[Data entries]
○ ○ ○ ○

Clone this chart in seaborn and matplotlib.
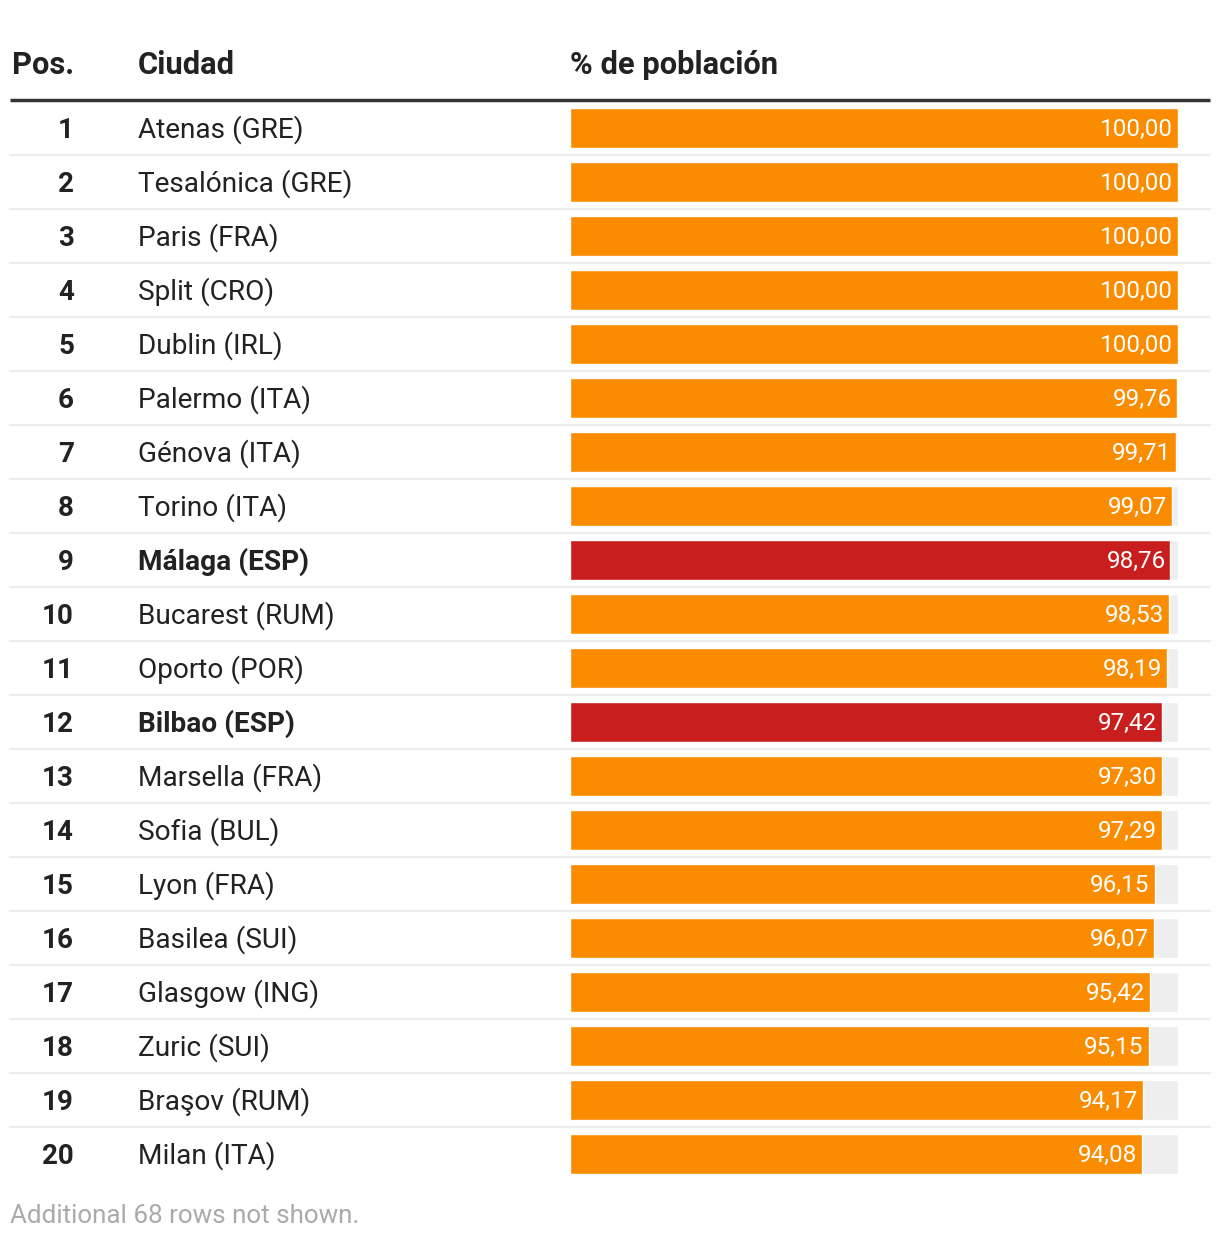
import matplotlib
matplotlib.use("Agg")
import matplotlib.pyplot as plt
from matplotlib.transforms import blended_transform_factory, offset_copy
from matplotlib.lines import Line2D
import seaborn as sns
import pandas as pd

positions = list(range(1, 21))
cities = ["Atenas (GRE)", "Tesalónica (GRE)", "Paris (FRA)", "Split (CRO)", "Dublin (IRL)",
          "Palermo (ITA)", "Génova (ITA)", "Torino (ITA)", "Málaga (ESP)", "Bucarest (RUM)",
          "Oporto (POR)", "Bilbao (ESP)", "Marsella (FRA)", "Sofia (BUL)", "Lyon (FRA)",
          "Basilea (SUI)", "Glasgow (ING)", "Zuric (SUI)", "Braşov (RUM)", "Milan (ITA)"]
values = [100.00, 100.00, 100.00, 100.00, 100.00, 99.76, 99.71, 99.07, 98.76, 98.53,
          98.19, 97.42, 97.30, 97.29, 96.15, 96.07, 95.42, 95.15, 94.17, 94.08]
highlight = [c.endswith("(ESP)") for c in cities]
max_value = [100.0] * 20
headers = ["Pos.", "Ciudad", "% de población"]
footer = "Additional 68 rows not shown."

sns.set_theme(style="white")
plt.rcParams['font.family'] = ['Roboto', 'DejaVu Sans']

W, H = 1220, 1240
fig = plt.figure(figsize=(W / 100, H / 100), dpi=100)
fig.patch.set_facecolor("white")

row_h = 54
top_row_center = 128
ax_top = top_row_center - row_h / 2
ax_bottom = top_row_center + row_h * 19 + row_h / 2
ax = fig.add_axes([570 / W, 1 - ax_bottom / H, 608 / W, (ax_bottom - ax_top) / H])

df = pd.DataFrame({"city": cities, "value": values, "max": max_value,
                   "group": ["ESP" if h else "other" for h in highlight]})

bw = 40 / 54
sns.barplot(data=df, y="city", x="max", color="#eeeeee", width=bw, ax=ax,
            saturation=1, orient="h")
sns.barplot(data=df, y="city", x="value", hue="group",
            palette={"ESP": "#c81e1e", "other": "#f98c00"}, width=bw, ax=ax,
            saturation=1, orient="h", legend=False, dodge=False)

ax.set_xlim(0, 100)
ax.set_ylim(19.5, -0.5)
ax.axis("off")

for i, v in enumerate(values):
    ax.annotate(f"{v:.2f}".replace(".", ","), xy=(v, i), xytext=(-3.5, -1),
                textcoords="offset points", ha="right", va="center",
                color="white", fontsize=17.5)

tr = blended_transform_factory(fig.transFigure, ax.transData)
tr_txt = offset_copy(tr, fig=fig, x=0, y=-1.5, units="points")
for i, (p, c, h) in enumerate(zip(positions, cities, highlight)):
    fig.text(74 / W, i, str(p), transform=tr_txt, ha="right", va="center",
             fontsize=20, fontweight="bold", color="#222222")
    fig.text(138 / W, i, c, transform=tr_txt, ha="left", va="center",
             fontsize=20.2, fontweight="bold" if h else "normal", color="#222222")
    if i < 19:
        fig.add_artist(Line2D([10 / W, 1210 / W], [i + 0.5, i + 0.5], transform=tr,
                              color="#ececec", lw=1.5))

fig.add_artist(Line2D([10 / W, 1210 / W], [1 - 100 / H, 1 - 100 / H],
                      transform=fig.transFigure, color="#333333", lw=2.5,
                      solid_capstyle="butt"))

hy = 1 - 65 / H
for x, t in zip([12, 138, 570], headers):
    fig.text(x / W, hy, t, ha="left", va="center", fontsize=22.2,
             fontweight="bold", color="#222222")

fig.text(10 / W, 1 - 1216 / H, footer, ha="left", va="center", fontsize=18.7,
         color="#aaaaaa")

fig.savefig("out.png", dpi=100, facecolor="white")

○ ○ ○ ○

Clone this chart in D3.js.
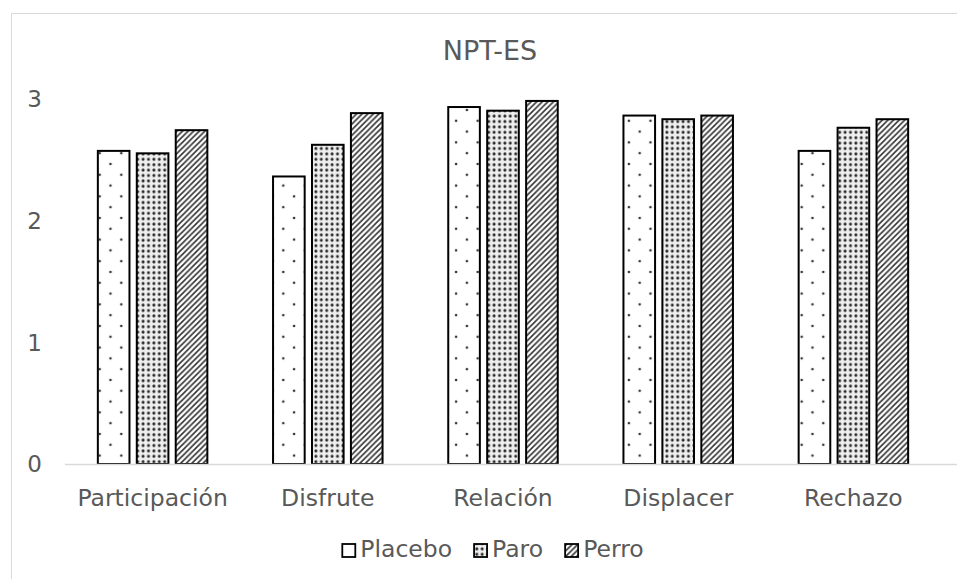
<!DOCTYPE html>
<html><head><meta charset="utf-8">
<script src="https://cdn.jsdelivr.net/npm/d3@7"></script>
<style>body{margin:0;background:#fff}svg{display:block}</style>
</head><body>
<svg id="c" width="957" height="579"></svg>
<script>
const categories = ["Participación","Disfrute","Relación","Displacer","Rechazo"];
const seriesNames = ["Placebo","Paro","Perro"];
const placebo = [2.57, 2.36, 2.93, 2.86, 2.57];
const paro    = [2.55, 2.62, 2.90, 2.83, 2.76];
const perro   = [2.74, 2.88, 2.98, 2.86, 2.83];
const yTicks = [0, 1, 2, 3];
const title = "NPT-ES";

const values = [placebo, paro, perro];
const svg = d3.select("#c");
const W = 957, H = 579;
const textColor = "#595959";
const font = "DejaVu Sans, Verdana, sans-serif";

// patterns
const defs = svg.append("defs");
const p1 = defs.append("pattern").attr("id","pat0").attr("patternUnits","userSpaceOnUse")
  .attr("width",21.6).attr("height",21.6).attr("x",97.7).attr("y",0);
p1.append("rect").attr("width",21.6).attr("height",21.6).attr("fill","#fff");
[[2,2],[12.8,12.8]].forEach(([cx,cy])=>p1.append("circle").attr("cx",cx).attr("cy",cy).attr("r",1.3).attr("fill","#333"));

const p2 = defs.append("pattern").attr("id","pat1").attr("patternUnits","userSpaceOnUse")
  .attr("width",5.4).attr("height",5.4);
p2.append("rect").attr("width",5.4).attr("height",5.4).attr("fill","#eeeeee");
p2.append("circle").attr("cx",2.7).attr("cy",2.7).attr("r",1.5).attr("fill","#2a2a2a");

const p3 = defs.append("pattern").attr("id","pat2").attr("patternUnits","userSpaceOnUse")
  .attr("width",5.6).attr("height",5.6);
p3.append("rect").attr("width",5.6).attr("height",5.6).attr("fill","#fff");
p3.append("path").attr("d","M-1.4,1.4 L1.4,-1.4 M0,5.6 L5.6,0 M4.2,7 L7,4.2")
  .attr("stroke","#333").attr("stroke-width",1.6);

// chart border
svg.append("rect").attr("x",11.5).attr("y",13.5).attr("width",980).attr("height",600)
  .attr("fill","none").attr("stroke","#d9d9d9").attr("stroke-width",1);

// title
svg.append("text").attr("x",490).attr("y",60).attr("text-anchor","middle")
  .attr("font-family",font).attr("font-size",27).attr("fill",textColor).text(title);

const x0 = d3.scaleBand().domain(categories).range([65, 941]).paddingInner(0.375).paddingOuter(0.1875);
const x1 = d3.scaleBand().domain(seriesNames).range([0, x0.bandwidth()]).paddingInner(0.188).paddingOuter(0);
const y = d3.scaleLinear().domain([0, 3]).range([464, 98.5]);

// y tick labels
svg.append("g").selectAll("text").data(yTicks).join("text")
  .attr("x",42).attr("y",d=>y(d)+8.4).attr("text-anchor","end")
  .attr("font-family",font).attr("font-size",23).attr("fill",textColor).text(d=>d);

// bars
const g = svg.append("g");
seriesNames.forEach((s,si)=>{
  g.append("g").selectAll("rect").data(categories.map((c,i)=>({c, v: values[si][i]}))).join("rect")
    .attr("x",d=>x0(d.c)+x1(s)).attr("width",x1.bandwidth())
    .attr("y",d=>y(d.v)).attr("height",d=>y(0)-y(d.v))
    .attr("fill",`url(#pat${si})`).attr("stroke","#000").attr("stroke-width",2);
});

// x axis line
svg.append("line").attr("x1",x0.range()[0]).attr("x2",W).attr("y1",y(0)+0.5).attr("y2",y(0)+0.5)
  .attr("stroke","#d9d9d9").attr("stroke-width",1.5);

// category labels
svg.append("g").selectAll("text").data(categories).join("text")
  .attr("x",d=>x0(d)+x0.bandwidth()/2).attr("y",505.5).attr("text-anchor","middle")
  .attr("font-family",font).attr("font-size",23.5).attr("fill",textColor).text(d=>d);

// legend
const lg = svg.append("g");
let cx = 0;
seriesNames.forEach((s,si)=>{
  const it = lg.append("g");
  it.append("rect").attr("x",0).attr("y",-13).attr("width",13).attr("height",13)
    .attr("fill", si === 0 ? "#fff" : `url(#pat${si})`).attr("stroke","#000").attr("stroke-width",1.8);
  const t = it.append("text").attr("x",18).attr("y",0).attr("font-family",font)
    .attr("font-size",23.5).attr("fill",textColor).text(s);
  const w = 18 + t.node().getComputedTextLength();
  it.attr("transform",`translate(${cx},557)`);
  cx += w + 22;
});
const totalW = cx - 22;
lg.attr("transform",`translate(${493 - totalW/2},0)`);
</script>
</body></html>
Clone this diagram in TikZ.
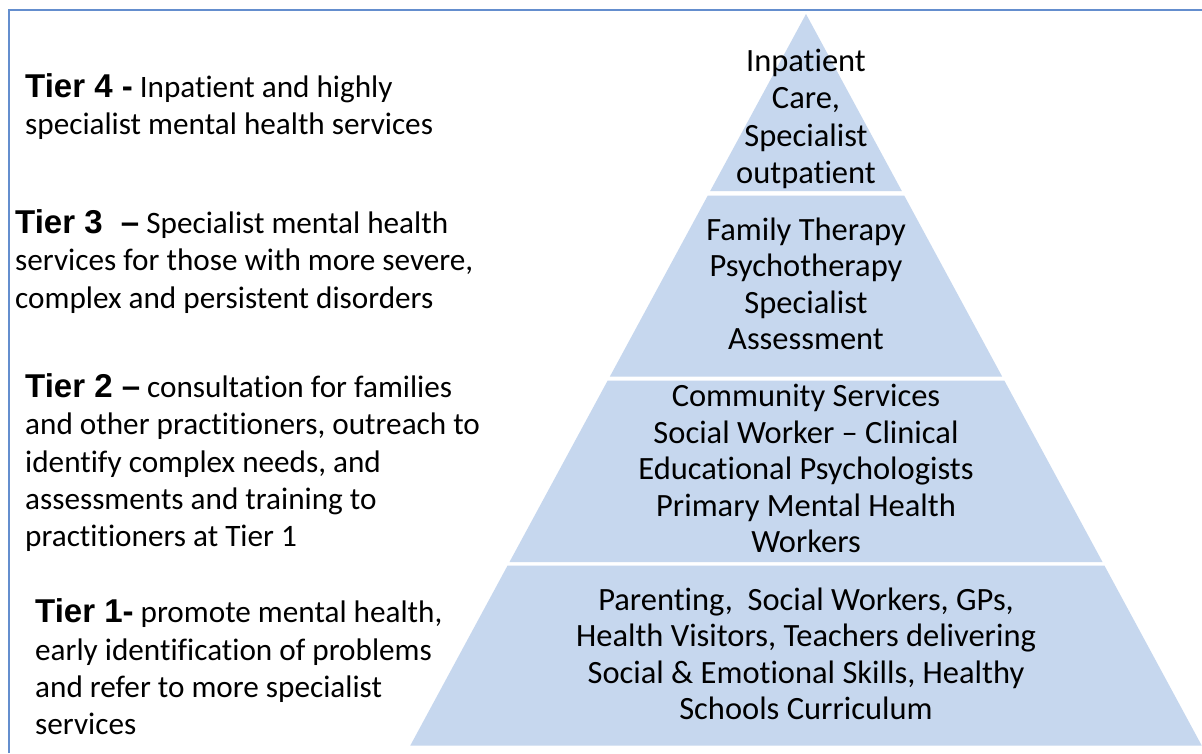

○ ○ ○ ○

[Written exercise]: Each line above that holds the string "matplotlib" should be copied and shown.

[Exercise output]:
Clone this chart in seaborn and matplotlib.
import matplotlib
matplotlib.use("Agg")
import matplotlib.pyplot as plt
from matplotlib.transforms import blended_transform_factory, offset_copy
from matplotlib.lines import Line2D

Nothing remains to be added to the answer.